Tom is an athletic, outgoing teenager with great grades, plenty of friends and sky-high SAT scores. He plays on the baseball team at the Fieldston School in Riverdale.
But he deals with his diabetes, every single day of his life.
"He constantly monitors his blood sugar and constantly watches everything he puts in his mouth," his mother said. "Every day is a struggle to juggle how much you eat, what you eat, how much insulin to take and what your activity level is. Even if you have perfect control, which he does not, chances are you are going to develop some kind of life-threatening complication and your life will be shortened, on average, by 15 years." That's just a fact of this disease.
"The last thing you want is for your insulin to go low in the middle of a baseball game," the mother said. "So you keep yourself a little high, in the long run causing yourself damage.
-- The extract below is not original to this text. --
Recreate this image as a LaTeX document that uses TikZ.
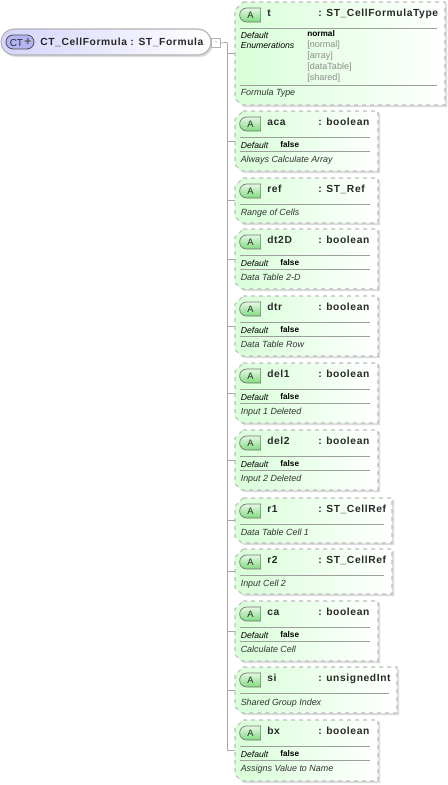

But if you go low, you can go unconscious on the field. Seventeen is a vulnerable age." In the four years since her son was diagnosed, Wendy Schmidt has grown increasingly involved in efforts to find a cure. She's volunteered her time.
She's lobbied politicians. She's helped raise money for diabetes research.
She's read up on obscure medical issues. She's now president-elect of the New York City Chapter of the Juvenile Diabetes Research Foundation, and she's taken on the stem-cell fight like a holy war.
On the medical front, much of the hope today centers around something called islet transplantation.
"The big problem is that there aren't enough islets to go around," Schmidt said. "In any given year, there may in the U.S. be 5,000 donor pancreases up for grabs. Of that 5,000, some are for straight pancreatic transplants. To get enough islet cells for a transplant, you need two pancreases for every diabetes patient. It doesn't add up." That's where the stem cells come in. "Scientists believe that through embryonic stem cells, they will be able to grow an endless supply of islets," Schmidt said.
No one can say for certain where Bush will come down. Will the federal government do its part? Or will this vital research be left to private efforts, foreign countries and profit-seeking corporations? A decision is expected this month.
And the politics are difficult to read.
Some staunch abortion foes, like Republican Sen. Orrin Hatch, have come out in favor of stem-cell research, saying its promise is too great to ignore.
White House political chief Karl Rove is leading the opposition. And while Catholic Church leaders are adamantly opposed to stem-cell research, a majority of Catholics tell pollsters they support the idea.
"You think of the tremendous opportunity to improve the quality of life of tens of millions of people who have life-threatening diseases," Wendy Schmidt said yesterday. "It is ludicrous to shut down such a promising avenue." What her son doesn't understand, she said, is "'How can the president essentially be killing me? Because he's worried about the Catholic vote, I'm gonna die?' "I pray that Mr. Bush's own children or grandchildren are never diagnosed with this disease. If they were, you can bet he'd be singing a very different tune."